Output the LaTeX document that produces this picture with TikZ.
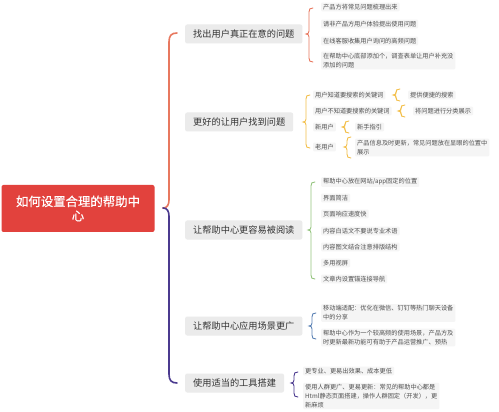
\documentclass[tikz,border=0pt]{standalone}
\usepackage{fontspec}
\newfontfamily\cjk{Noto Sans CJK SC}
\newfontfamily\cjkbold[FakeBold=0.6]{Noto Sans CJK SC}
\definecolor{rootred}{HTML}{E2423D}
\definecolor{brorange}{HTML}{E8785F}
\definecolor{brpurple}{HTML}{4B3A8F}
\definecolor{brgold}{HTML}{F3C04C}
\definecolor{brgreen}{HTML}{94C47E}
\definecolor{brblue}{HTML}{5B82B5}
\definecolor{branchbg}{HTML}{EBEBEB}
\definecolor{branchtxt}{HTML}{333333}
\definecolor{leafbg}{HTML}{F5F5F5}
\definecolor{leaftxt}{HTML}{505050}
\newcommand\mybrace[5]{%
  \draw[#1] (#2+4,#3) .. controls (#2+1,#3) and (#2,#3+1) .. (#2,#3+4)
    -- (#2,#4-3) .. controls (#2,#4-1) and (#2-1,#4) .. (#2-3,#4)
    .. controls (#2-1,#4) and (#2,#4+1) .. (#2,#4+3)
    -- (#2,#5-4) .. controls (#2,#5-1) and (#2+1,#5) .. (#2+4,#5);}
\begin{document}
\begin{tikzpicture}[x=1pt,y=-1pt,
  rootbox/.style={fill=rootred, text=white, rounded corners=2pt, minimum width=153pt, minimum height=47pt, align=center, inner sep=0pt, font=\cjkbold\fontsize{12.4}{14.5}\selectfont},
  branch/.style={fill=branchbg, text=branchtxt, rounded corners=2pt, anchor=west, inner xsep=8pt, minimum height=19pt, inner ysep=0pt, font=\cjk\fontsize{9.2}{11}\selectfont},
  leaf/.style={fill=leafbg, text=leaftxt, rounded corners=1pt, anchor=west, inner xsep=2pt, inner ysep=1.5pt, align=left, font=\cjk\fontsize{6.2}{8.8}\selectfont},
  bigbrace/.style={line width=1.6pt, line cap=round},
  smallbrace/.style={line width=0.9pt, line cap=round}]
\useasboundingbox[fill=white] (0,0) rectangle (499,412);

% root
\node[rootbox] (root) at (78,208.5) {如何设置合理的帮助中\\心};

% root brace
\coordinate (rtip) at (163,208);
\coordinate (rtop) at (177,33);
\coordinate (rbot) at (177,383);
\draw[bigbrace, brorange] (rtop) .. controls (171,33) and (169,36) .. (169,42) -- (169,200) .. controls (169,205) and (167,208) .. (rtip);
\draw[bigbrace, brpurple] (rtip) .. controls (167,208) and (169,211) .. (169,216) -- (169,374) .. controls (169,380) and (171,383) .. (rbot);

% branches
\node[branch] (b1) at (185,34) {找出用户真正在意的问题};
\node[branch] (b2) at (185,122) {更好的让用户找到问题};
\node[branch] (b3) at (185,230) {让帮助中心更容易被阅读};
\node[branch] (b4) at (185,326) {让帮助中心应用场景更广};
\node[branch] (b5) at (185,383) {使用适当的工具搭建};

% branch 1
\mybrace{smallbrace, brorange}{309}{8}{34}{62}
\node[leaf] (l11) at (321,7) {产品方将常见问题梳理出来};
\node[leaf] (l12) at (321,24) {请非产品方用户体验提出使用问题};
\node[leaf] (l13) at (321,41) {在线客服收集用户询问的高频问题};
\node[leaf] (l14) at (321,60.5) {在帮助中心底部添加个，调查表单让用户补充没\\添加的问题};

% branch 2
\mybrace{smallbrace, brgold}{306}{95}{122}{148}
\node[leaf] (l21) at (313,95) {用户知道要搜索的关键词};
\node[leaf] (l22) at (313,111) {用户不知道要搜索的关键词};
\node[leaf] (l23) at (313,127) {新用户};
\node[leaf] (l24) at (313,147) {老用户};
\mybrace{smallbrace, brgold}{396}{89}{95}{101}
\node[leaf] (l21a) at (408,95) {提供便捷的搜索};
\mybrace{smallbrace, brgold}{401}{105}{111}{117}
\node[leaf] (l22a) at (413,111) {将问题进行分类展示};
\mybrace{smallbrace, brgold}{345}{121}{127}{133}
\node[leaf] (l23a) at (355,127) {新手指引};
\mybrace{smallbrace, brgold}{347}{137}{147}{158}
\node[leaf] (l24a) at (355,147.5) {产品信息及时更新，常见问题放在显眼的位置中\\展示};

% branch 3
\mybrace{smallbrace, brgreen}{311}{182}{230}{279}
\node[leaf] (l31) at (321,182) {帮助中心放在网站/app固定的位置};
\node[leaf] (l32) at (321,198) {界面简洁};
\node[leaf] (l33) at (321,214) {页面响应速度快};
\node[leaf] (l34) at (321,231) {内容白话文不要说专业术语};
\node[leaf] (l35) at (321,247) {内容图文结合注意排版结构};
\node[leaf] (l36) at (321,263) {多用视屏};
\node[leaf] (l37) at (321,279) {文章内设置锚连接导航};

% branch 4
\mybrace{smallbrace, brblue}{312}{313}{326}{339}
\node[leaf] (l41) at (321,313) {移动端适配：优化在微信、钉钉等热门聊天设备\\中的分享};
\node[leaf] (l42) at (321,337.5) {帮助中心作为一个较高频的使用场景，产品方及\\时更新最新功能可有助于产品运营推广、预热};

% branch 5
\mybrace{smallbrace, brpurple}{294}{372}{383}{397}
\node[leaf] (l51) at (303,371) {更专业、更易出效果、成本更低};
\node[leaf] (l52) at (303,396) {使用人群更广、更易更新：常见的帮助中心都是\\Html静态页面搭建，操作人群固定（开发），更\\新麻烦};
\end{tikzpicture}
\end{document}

____________________

Copy every line of the data word for word, omitting the images.

Output the LaTeX document that produces this picture with TikZ.
\documentclass[tikz,border=0pt]{standalone}
\usepackage{fontspec}
\newfontfamily\cjk{Noto Sans CJK SC}
\newfontfamily\cjkbold[FakeBold=0.6]{Noto Sans CJK SC}
\definecolor{rootred}{HTML}{E2423D}
\definecolor{brorange}{HTML}{E8785F}
\definecolor{brpurple}{HTML}{4B3A8F}
\definecolor{brgold}{HTML}{F3C04C}
\definecolor{brgreen}{HTML}{94C47E}
\definecolor{brblue}{HTML}{5B82B5}
\definecolor{branchbg}{HTML}{EBEBEB}
\definecolor{branchtxt}{HTML}{333333}
\definecolor{leafbg}{HTML}{F5F5F5}
\definecolor{leaftxt}{HTML}{505050}
\newcommand\mybrace[5]{%
  \draw[#1] (#2+4,#3) .. controls (#2+1,#3) and (#2,#3+1) .. (#2,#3+4)
    -- (#2,#4-3) .. controls (#2,#4-1) and (#2-1,#4) .. (#2-3,#4)
    .. controls (#2-1,#4) and (#2,#4+1) .. (#2,#4+3)
    -- (#2,#5-4) .. controls (#2,#5-1) and (#2+1,#5) .. (#2+4,#5);}
\begin{document}
\begin{tikzpicture}[x=1pt,y=-1pt,
  rootbox/.style={fill=rootred, text=white, rounded corners=2pt, minimum width=153pt, minimum height=47pt, align=center, inner sep=0pt, font=\cjkbold\fontsize{12.4}{14.5}\selectfont},
  branch/.style={fill=branchbg, text=branchtxt, rounded corners=2pt, anchor=west, inner xsep=8pt, minimum height=19pt, inner ysep=0pt, font=\cjk\fontsize{9.2}{11}\selectfont},
  leaf/.style={fill=leafbg, text=leaftxt, rounded corners=1pt, anchor=west, inner xsep=2pt, inner ysep=1.5pt, align=left, font=\cjk\fontsize{6.2}{8.8}\selectfont},
  bigbrace/.style={line width=1.6pt, line cap=round},
  smallbrace/.style={line width=0.9pt, line cap=round}]
\useasboundingbox[fill=white] (0,0) rectangle (499,412);

% root
\node[rootbox] (root) at (78,208.5) {如何设置合理的帮助中\\心};

% root brace
\coordinate (rtip) at (163,208);
\coordinate (rtop) at (177,33);
\coordinate (rbot) at (177,383);
\draw[bigbrace, brorange] (rtop) .. controls (171,33) and (169,36) .. (169,42) -- (169,200) .. controls (169,205) and (167,208) .. (rtip);
\draw[bigbrace, brpurple] (rtip) .. controls (167,208) and (169,211) .. (169,216) -- (169,374) .. controls (169,380) and (171,383) .. (rbot);

% branches
\node[branch] (b1) at (185,34) {找出用户真正在意的问题};
\node[branch] (b2) at (185,122) {更好的让用户找到问题};
\node[branch] (b3) at (185,230) {让帮助中心更容易被阅读};
\node[branch] (b4) at (185,326) {让帮助中心应用场景更广};
\node[branch] (b5) at (185,383) {使用适当的工具搭建};

% branch 1
\mybrace{smallbrace, brorange}{309}{8}{34}{62}
\node[leaf] (l11) at (321,7) {产品方将常见问题梳理出来};
\node[leaf] (l12) at (321,24) {请非产品方用户体验提出使用问题};
\node[leaf] (l13) at (321,41) {在线客服收集用户询问的高频问题};
\node[leaf] (l14) at (321,60.5) {在帮助中心底部添加个，调查表单让用户补充没\\添加的问题};

% branch 2
\mybrace{smallbrace, brgold}{306}{95}{122}{148}
\node[leaf] (l21) at (313,95) {用户知道要搜索的关键词};
\node[leaf] (l22) at (313,111) {用户不知道要搜索的关键词};
\node[leaf] (l23) at (313,127) {新用户};
\node[leaf] (l24) at (313,147) {老用户};
\mybrace{smallbrace, brgold}{396}{89}{95}{101}
\node[leaf] (l21a) at (408,95) {提供便捷的搜索};
\mybrace{smallbrace, brgold}{401}{105}{111}{117}
\node[leaf] (l22a) at (413,111) {将问题进行分类展示};
\mybrace{smallbrace, brgold}{345}{121}{127}{133}
\node[leaf] (l23a) at (355,127) {新手指引};
\mybrace{smallbrace, brgold}{347}{137}{147}{158}
\node[leaf] (l24a) at (355,147.5) {产品信息及时更新，常见问题放在显眼的位置中\\展示};

% branch 3
\mybrace{smallbrace, brgreen}{311}{182}{230}{279}
\node[leaf] (l31) at (321,182) {帮助中心放在网站/app固定的位置};
\node[leaf] (l32) at (321,198) {界面简洁};
\node[leaf] (l33) at (321,214) {页面响应速度快};
\node[leaf] (l34) at (321,231) {内容白话文不要说专业术语};
\node[leaf] (l35) at (321,247) {内容图文结合注意排版结构};
\node[leaf] (l36) at (321,263) {多用视屏};
\node[leaf] (l37) at (321,279) {文章内设置锚连接导航};

% branch 4
\mybrace{smallbrace, brblue}{312}{313}{326}{339}
\node[leaf] (l41) at (321,313) {移动端适配：优化在微信、钉钉等热门聊天设备\\中的分享};
\node[leaf] (l42) at (321,337.5) {帮助中心作为一个较高频的使用场景，产品方及\\时更新最新功能可有助于产品运营推广、预热};

% branch 5
\mybrace{smallbrace, brpurple}{294}{372}{383}{397}
\node[leaf] (l51) at (303,371) {更专业、更易出效果、成本更低};
\node[leaf] (l52) at (303,396) {使用人群更广、更易更新：常见的帮助中心都是\\Html静态页面搭建，操作人群固定（开发），更\\新麻烦};
\end{tikzpicture}
\end{document}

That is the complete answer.